*Given task:*
Reproduce exactly the lines from the one containing "Give me the TikZ source for this diagram." down to the one containing "(0,0) rectangle (14.92,6.68);", including both of those lines, and nothing else.

[Data items]
Start

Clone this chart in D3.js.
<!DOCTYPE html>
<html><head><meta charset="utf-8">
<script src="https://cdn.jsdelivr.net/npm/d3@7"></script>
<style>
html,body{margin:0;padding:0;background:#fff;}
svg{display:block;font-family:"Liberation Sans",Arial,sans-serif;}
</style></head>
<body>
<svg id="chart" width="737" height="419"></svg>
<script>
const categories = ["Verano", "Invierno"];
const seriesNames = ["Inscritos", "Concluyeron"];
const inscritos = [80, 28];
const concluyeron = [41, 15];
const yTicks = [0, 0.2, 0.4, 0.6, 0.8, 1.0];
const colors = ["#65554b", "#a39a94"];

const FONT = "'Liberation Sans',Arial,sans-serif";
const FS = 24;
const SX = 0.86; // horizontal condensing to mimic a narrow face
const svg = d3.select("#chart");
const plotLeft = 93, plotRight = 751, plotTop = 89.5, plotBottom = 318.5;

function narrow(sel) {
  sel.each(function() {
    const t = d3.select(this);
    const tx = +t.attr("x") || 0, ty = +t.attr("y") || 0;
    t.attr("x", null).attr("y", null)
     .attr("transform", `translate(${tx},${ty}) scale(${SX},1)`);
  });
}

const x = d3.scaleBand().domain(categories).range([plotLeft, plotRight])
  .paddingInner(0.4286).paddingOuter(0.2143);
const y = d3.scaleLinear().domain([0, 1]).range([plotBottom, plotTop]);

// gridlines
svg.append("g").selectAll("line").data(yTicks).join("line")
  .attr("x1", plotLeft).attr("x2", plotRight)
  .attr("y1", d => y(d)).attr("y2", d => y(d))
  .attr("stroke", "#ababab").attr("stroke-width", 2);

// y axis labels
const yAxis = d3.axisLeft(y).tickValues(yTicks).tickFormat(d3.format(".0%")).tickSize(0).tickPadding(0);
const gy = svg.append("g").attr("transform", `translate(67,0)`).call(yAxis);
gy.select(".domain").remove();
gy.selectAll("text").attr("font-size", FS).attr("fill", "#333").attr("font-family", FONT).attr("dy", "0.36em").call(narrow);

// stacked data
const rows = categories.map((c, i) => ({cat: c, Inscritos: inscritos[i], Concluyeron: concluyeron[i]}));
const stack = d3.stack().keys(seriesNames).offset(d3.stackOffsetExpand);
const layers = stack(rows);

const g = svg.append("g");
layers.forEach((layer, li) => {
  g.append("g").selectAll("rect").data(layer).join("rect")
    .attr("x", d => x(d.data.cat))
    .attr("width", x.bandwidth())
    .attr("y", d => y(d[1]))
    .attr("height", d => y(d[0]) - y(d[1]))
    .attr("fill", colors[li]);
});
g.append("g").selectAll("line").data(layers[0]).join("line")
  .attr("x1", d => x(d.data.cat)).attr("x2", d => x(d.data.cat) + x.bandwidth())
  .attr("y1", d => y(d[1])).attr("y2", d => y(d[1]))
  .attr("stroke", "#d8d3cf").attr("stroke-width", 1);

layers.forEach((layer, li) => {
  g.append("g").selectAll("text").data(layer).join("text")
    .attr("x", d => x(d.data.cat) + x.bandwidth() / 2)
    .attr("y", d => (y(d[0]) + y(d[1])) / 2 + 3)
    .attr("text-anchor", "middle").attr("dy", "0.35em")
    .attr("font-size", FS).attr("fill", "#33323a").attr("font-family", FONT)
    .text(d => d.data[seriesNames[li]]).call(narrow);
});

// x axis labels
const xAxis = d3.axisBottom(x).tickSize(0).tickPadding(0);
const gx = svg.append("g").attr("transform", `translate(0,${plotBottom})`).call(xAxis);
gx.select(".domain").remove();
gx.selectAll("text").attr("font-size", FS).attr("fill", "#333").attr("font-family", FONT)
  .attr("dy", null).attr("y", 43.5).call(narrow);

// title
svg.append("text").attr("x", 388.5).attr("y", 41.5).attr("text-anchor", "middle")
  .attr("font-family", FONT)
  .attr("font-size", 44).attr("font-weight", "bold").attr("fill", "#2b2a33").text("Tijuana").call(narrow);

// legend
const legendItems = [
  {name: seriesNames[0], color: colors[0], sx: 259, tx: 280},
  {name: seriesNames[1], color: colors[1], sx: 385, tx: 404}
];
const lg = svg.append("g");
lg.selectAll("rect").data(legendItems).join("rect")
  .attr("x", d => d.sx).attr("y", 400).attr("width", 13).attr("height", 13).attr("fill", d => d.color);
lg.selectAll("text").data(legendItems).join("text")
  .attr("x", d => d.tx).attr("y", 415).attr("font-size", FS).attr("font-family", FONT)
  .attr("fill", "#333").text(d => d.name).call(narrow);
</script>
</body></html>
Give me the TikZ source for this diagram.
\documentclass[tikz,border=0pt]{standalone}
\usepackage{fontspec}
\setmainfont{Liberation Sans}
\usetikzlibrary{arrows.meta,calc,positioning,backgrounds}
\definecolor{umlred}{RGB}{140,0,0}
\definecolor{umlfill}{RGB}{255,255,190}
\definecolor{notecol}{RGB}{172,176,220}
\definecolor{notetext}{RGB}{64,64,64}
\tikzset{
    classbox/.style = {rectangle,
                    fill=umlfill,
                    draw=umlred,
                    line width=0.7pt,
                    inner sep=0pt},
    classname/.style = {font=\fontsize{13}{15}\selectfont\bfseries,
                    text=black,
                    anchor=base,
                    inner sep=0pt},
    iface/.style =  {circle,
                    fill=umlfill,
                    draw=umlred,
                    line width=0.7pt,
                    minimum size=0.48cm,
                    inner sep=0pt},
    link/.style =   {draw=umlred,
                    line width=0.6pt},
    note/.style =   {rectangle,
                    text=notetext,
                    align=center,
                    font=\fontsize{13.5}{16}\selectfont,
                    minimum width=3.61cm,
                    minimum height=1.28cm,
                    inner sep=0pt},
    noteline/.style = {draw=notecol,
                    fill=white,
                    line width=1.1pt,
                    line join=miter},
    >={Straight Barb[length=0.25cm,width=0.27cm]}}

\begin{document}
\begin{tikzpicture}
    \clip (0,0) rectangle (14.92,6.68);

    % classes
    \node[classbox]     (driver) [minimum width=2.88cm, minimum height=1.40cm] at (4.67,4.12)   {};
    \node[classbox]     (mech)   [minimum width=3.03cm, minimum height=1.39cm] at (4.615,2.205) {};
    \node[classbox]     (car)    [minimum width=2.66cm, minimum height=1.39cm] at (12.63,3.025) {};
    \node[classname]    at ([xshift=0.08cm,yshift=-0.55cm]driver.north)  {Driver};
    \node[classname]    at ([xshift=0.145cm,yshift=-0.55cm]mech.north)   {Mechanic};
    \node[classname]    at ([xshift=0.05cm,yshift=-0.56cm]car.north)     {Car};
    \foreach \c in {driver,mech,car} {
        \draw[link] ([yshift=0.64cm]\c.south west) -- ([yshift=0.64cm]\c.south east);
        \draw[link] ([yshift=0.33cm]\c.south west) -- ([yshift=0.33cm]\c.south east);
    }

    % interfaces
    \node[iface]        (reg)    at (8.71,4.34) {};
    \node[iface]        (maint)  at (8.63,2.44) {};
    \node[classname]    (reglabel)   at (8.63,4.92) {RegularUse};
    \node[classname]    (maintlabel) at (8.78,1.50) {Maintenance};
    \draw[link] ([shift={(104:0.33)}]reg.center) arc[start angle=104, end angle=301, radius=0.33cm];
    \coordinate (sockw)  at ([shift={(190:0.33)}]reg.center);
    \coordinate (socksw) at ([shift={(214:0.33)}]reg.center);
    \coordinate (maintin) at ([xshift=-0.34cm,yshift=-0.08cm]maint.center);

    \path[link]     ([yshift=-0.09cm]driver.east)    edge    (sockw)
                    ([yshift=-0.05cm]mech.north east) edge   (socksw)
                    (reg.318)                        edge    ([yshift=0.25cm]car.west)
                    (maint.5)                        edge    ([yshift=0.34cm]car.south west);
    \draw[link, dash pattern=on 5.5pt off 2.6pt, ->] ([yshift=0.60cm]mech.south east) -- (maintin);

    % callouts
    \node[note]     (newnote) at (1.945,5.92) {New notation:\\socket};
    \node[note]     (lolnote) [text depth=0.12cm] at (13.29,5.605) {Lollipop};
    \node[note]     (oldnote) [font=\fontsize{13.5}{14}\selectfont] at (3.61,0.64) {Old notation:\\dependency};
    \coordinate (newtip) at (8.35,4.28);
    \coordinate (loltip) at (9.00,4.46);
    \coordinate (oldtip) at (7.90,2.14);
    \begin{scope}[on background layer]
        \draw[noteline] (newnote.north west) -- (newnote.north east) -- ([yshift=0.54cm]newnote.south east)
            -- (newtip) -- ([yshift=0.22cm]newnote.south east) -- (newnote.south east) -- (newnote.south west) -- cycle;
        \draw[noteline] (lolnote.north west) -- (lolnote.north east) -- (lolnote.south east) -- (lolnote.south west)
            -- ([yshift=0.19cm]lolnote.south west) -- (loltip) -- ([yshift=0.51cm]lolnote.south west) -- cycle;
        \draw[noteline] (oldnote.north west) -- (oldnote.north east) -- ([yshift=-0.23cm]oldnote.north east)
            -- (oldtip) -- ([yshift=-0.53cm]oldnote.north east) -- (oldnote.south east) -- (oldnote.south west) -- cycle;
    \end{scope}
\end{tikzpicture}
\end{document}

End

*Answer to this task:*
Give me the TikZ source for this diagram.
\documentclass[tikz,border=0pt]{standalone}
\usepackage{fontspec}
\setmainfont{Liberation Sans}
\usetikzlibrary{arrows.meta,calc,positioning,backgrounds}
\definecolor{umlred}{RGB}{140,0,0}
\definecolor{umlfill}{RGB}{255,255,190}
\definecolor{notecol}{RGB}{172,176,220}
\definecolor{notetext}{RGB}{64,64,64}
\tikzset{
    classbox/.style = {rectangle,
                    fill=umlfill,
                    draw=umlred,
                    line width=0.7pt,
                    inner sep=0pt},
    classname/.style = {font=\fontsize{13}{15}\selectfont\bfseries,
                    text=black,
                    anchor=base,
                    inner sep=0pt},
    iface/.style =  {circle,
                    fill=umlfill,
                    draw=umlred,
                    line width=0.7pt,
                    minimum size=0.48cm,
                    inner sep=0pt},
    link/.style =   {draw=umlred,
                    line width=0.6pt},
    note/.style =   {rectangle,
                    text=notetext,
                    align=center,
                    font=\fontsize{13.5}{16}\selectfont,
                    minimum width=3.61cm,
                    minimum height=1.28cm,
                    inner sep=0pt},
    noteline/.style = {draw=notecol,
                    fill=white,
                    line width=1.1pt,
                    line join=miter},
    >={Straight Barb[length=0.25cm,width=0.27cm]}}

\begin{document}
\begin{tikzpicture}
    \clip (0,0) rectangle (14.92,6.68);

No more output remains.